In an interview with Forbes magazine earlier this year, Wayne Usie of JDA Software discussed how omni-channel shopping and consumer expectations for product availability are rapidly transforming retail business models[1]. Usie explained how the evolving relationship between producers and consumers is effecting change in people, processes, and technology within enterprise, at times even resulting in the elevation of Chief Marketing Officers (CMOs) to leadership positions in company merchandising thanks to valuable insight into market trends. In the manufacturing sector, similar changes are also beginning to take hold.
To meet the expectations of industrial customers, OEMs are adding variation to their offerings, resulting in increasingly complex product lines. However, while more variation in product portfolios enables broader market coverage, it also creates challenges for typical manufacturing methods.
Traditional product line manufacturing begins with the Bill of Materials (BOM), and is driven by the philosophy that the right collection of parts must be assembled to exact a feature or capability from a given product variation. As a result, separate teams of engineers are responsible for selecting BOMs and developing product definitions for each manufacturable instance – from requirements engineering through architecture, development, and quality analysis – before passing the variation on to the factory line for production.
Where this model falls down in complex manufacturing is the human element, in that with each successive product variation the engineering assets required increase exponentially. In addition to being unscalable, these individual, product-centric silos of development also introduce the potential for error. Beyond the requirement to manually select BOMs for each variation during an intermediate phase of the overall manufacturing process, large teams of people are typically required to input data sets into spreadsheets or databases simply to identify and track components for various builds – all of this is in an effort to prevent manufacturing lines from coming to screeching halts, or worse, generating costly recalls. As production complexity and variation increase, new methodologies are needed to abstract and automate these processes.

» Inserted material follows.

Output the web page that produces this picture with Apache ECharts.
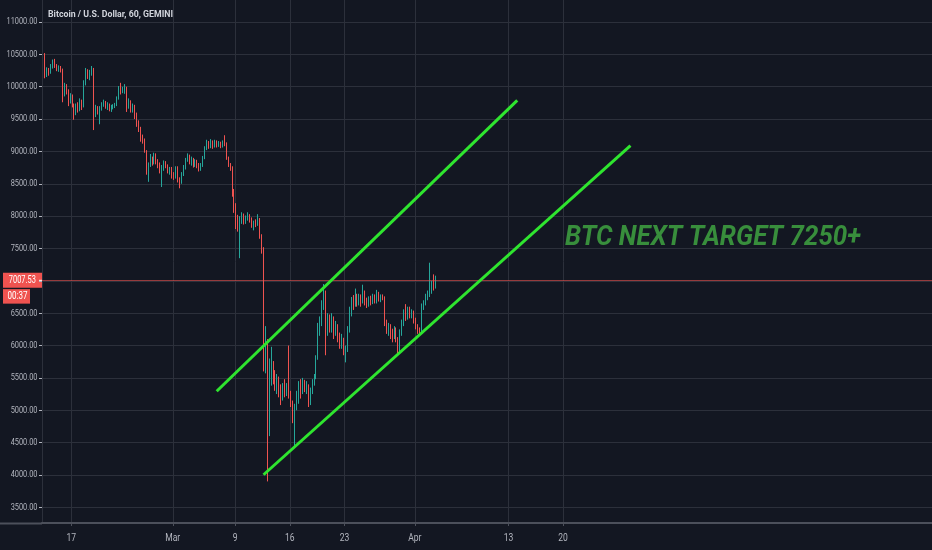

The Product Line Engineering approach
An alternative to standard PLM practices is the advent of Product Line Engineering (PLE) approaches that “front load” much of the decision making to the initial concept stage of manufacturing. Within this PLE approach, product marketing personnel are tasked with creating a “feature catalog” from which product engineering defines a “bill of features” that automatically computes necessary BOMs, as opposed to engineers developing BOMs later on that are tailored to particular features. Not only does this methodology create transparency and centralize knowledge of feature definitions, but it also minimizes labor-intensive and error-prone BOM creation and component tracking, as feature profiles can be easily selected for different product variations.
An example of one such manufacturing architecture is the Gears Product Line Engineering Tool and Lifecycle Framework from BigLever Software, Inc. located in Austin, TX (www.biglever.com). As shown in Figure 1, the Gears product configurator maps out the features defined for different variations of a product, with the line engineers then designing to specifications outlined in the bill of features. As a Java-based software solution, Gears is Operating System-agnostic (OS-agnostic) and bridges with other applications to streamline development in a non-disruptive manner.
Figure 1: The Gears Product Line Engineering Tool and Lifecycle Framework is a Java-based platform that integrates with existing applications to streamline manufacturing processes.
A pragmatic product future
Automation is no longer a luxury within industry; it is a requirement. Developing complex product lines now demands a pragmatic approach to manufacturing that can abstract processes to improve operational efficiency. Product Line Engineering is one step in that direction.